The Energy Department will report its inventory data today at 10:30 a.m.

Gasoline inventories rose by 1.529 million barrels for the week ending August 4, compared to analyst expectations that inventories would fall by 1.5 million barrels.

Crude oil inventories in the US began its downward move in April, and have continued to fall, erasing all of the inventory that was built between January and April.

According to the API, yesterday’s build brings the total inventory for crude oil in 2017 to a net draw of 13.594 million barrels.

Distillate inventories rose by 157,000 barrels, while inventories at the Cushing, Oklahoma, site increased by 319,000 million barrels.

U.S. crude output will average 9.35 million barrels a day this year, according to the EIA’s monthly Short-Term Energy Outlook released Tuesday. That’s up from a July projection of 9.33 million. Production will average 9.91 million barrels a day next year, up from 9.9 million forecast previously.

Meanwhile, Iraq and the U.A.E. said at the Abu Dhabi meeting that OPEC’s estimates of their production — based on data from external sources — were at fault for any apparent failures to comply with output caps, according to two people familiar with the matter.
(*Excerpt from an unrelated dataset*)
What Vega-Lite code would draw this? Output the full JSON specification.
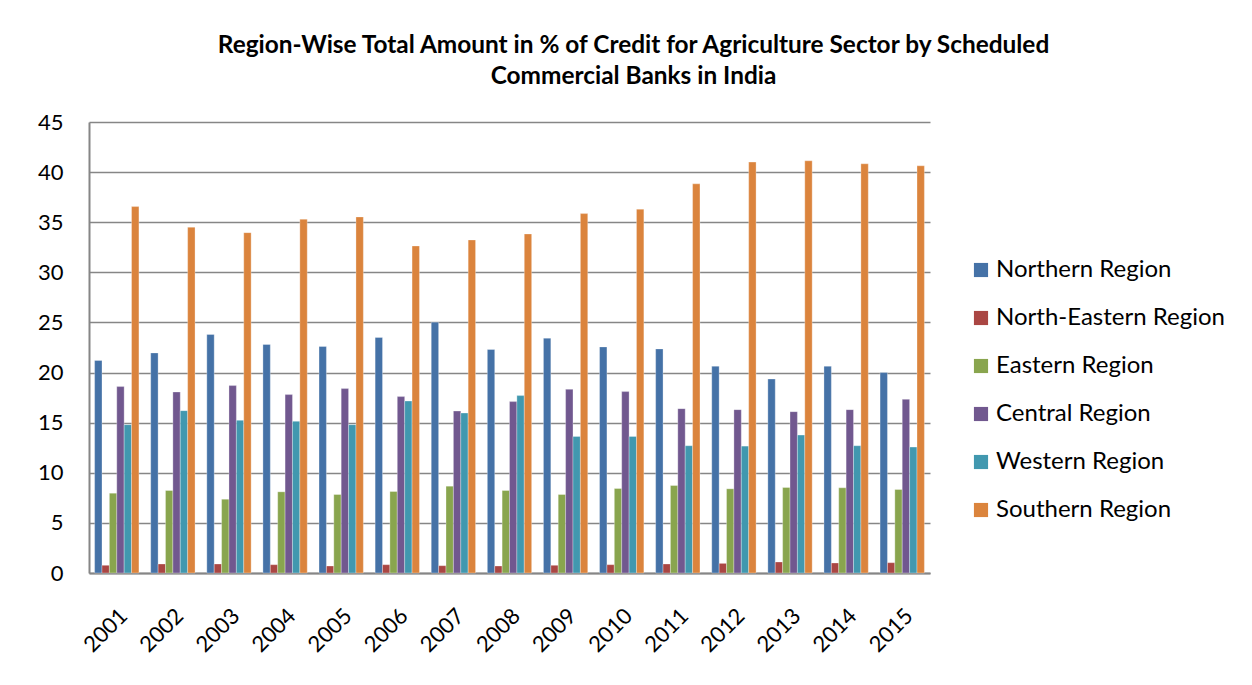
{
  "$schema": "https://vega.github.io/schema/vega-lite/v6.json",
  "width": 841,
  "height": 451,
  "autosize": {"type": "none"},
  "padding": {"left": 89, "top": 122, "right": 322, "bottom": 112},
  "background": "white",
  "title": {
    "text": ["Region-Wise Total Amount in % of Credit for Agriculture Sector by Scheduled", "Commercial Banks in India"],
    "font": "Lato",
    "fontSize": 24.4,
    "fontWeight": "bold",
    "color": "#000000",
    "lineHeight": 31,
    "anchor": "middle",
    "dx": 124,
    "offset": 22,
    "limit": 1200
  },
  "data": {
    "values": [
      {"year": "2001", "region": "Northern Region", "value": 21.2},
      {"year": "2001", "region": "North-Eastern Region", "value": 0.77},
      {"year": "2001", "region": "Eastern Region", "value": 7.96},
      {"year": "2001", "region": "Central Region", "value": 18.6},
      {"year": "2001", "region": "Western Region", "value": 14.8},
      {"year": "2001", "region": "Southern Region", "value": 36.56},
      {"year": "2002", "region": "Northern Region", "value": 21.96},
      {"year": "2002", "region": "North-Eastern Region", "value": 0.9},
      {"year": "2002", "region": "Eastern Region", "value": 8.23},
      {"year": "2002", "region": "Central Region", "value": 18.06},
      {"year": "2002", "region": "Western Region", "value": 16.2},
      {"year": "2002", "region": "Southern Region", "value": 34.5},
      {"year": "2003", "region": "Northern Region", "value": 23.8},
      {"year": "2003", "region": "North-Eastern Region", "value": 0.9},
      {"year": "2003", "region": "Eastern Region", "value": 7.36},
      {"year": "2003", "region": "Central Region", "value": 18.7},
      {"year": "2003", "region": "Western Region", "value": 15.23},
      {"year": "2003", "region": "Southern Region", "value": 33.96},
      {"year": "2004", "region": "Northern Region", "value": 22.8},
      {"year": "2004", "region": "North-Eastern Region", "value": 0.83},
      {"year": "2004", "region": "Eastern Region", "value": 8.1},
      {"year": "2004", "region": "Central Region", "value": 17.8},
      {"year": "2004", "region": "Western Region", "value": 15.13},
      {"year": "2004", "region": "Southern Region", "value": 35.3},
      {"year": "2005", "region": "Northern Region", "value": 22.6},
      {"year": "2005", "region": "North-Eastern Region", "value": 0.7},
      {"year": "2005", "region": "Eastern Region", "value": 7.83},
      {"year": "2005", "region": "Central Region", "value": 18.4},
      {"year": "2005", "region": "Western Region", "value": 14.8},
      {"year": "2005", "region": "Southern Region", "value": 35.53},
      {"year": "2006", "region": "Northern Region", "value": 23.5},
      {"year": "2006", "region": "North-Eastern Region", "value": 0.83},
      {"year": "2006", "region": "Eastern Region", "value": 8.13},
      {"year": "2006", "region": "Central Region", "value": 17.6},
      {"year": "2006", "region": "Western Region", "value": 17.16},
      {"year": "2006", "region": "Southern Region", "value": 32.63},
      {"year": "2007", "region": "Northern Region", "value": 25.03},
      {"year": "2007", "region": "North-Eastern Region", "value": 0.73},
      {"year": "2007", "region": "Eastern Region", "value": 8.66},
      {"year": "2007", "region": "Central Region", "value": 16.16},
      {"year": "2007", "region": "Western Region", "value": 15.96},
      {"year": "2007", "region": "Southern Region", "value": 33.23},
      {"year": "2008", "region": "Northern Region", "value": 22.3},
      {"year": "2008", "region": "North-Eastern Region", "value": 0.7},
      {"year": "2008", "region": "Eastern Region", "value": 8.23},
      {"year": "2008", "region": "Central Region", "value": 17.1},
      {"year": "2008", "region": "Western Region", "value": 17.7},
      {"year": "2008", "region": "Southern Region", "value": 33.83},
      {"year": "2009", "region": "Northern Region", "value": 23.43},
      {"year": "2009", "region": "North-Eastern Region", "value": 0.77},
      {"year": "2009", "region": "Eastern Region", "value": 7.83},
      {"year": "2009", "region": "Central Region", "value": 18.33},
      {"year": "2009", "region": "Western Region", "value": 13.63},
      {"year": "2009", "region": "Southern Region", "value": 35.86},
      {"year": "2010", "region": "Northern Region", "value": 22.56},
      {"year": "2010", "region": "North-Eastern Region", "value": 0.83},
      {"year": "2010", "region": "Eastern Region", "value": 8.43},
      {"year": "2010", "region": "Central Region", "value": 18.1},
      {"year": "2010", "region": "Western Region", "value": 13.63},
      {"year": "2010", "region": "Southern Region", "value": 36.3},
      {"year": "2011", "region": "Northern Region", "value": 22.36},
      {"year": "2011", "region": "North-Eastern Region", "value": 0.9},
      {"year": "2011", "region": "Eastern Region", "value": 8.73},
      {"year": "2011", "region": "Central Region", "value": 16.4},
      {"year": "2011", "region": "Western Region", "value": 12.7},
      {"year": "2011", "region": "Southern Region", "value": 38.83},
      {"year": "2012", "region": "Northern Region", "value": 20.63},
      {"year": "2012", "region": "North-Eastern Region", "value": 0.96},
      {"year": "2012", "region": "Eastern Region", "value": 8.4},
      {"year": "2012", "region": "Central Region", "value": 16.3},
      {"year": "2012", "region": "Western Region", "value": 12.66},
      {"year": "2012", "region": "Southern Region", "value": 41.0},
      {"year": "2013", "region": "Northern Region", "value": 19.36},
      {"year": "2013", "region": "North-Eastern Region", "value": 1.1},
      {"year": "2013", "region": "Eastern Region", "value": 8.53},
      {"year": "2013", "region": "Central Region", "value": 16.1},
      {"year": "2013", "region": "Western Region", "value": 13.76},
      {"year": "2013", "region": "Southern Region", "value": 41.13},
      {"year": "2014", "region": "Northern Region", "value": 20.63},
      {"year": "2014", "region": "North-Eastern Region", "value": 1.0},
      {"year": "2014", "region": "Eastern Region", "value": 8.5},
      {"year": "2014", "region": "Central Region", "value": 16.3},
      {"year": "2014", "region": "Western Region", "value": 12.7},
      {"year": "2014", "region": "Southern Region", "value": 40.83},
      {"year": "2015", "region": "Northern Region", "value": 20.0},
      {"year": "2015", "region": "North-Eastern Region", "value": 1.03},
      {"year": "2015", "region": "Eastern Region", "value": 8.33},
      {"year": "2015", "region": "Central Region", "value": 17.33},
      {"year": "2015", "region": "Western Region", "value": 12.56},
      {"year": "2015", "region": "Southern Region", "value": 40.63}
    ]
  },
  "mark": {"type": "bar", "stroke": "#ffffff", "strokeOpacity": 0.5, "strokeWidth": 0.6},
  "encoding": {
    "x": {
      "field": "year",
      "type": "nominal",
      "scale": {"paddingInner": 0.21, "paddingOuter": 0.1},
      "axis": {
        "title": null,
        "labelAngle": -45,
        "labelFont": "Lato",
        "labelFontSize": 22,
        "labelColor": "#000000",
        "labelPadding": 32,
        "labelDy": -2,
        "ticks": false,
        "domainColor": "#868686",
        "domainWidth": 2
      }
    },
    "xOffset": {
      "field": "region",
      "type": "nominal",
      "sort": ["Northern Region", "North-Eastern Region", "Eastern Region", "Central Region", "Western Region", "Southern Region"],
      "scale": {"paddingInner": 0, "paddingOuter": 0}
    },
    "y": {
      "field": "value",
      "type": "quantitative",
      "scale": {"domain": [0, 45], "nice": false},
      "axis": {
        "title": null,
        "values": [0, 5, 10, 15, 20, 25, 30, 35, 40, 45],
        "labelFont": "Lato",
        "labelFontSize": 22,
        "labelColor": "#000000",
        "labelPadding": 26,
        "ticks": false,
        "grid": true,
        "gridColor": "#868686",
        "gridWidth": 1.5,
        "domainColor": "#868686",
        "domainWidth": 2
      }
    },
    "color": {
      "field": "region",
      "type": "nominal",
      "sort": ["Northern Region", "North-Eastern Region", "Eastern Region", "Central Region", "Western Region", "Southern Region"],
      "scale": {
        "domain": ["Northern Region", "North-Eastern Region", "Eastern Region", "Central Region", "Western Region", "Southern Region"],
        "range": ["#4572A7", "#AA4643", "#89A54E", "#71588F", "#4198AF", "#DB843D"]
      },
      "legend": {
        "title": null,
        "orient": "none",
        "legendX": 880,
        "legendY": 136,
        "symbolType": "square",
        "symbolSize": 200,
        "symbolStrokeWidth": 0,
        "symbolOpacity": 1,
        "labelFont": "Lato",
        "labelFontSize": 24,
        "labelColor": "#000000",
        "labelOffset": 3,
        "labelLimit": 400,
        "rowPadding": 24
      }
    }
  },
  "config": {
    "view": {"stroke": null}
  }
}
Crude prices have fluctuated around $49 a barrel this month as investors weigh rising global supply against output reductions from the Organization of Petroleum Exporting Countries and its allies. OPEC said Tuesday that Iraq, the United Arab Emirates and Kazakhstan, which have lagged behind in their pledged curbs, reaffirmed their commitment to cuts at a meeting in Abu Dhabi.

Crude oil (WTI) is up 35 cents to $49.52 pr barrel. Brent is up 36 cents to $52.50 per barrel.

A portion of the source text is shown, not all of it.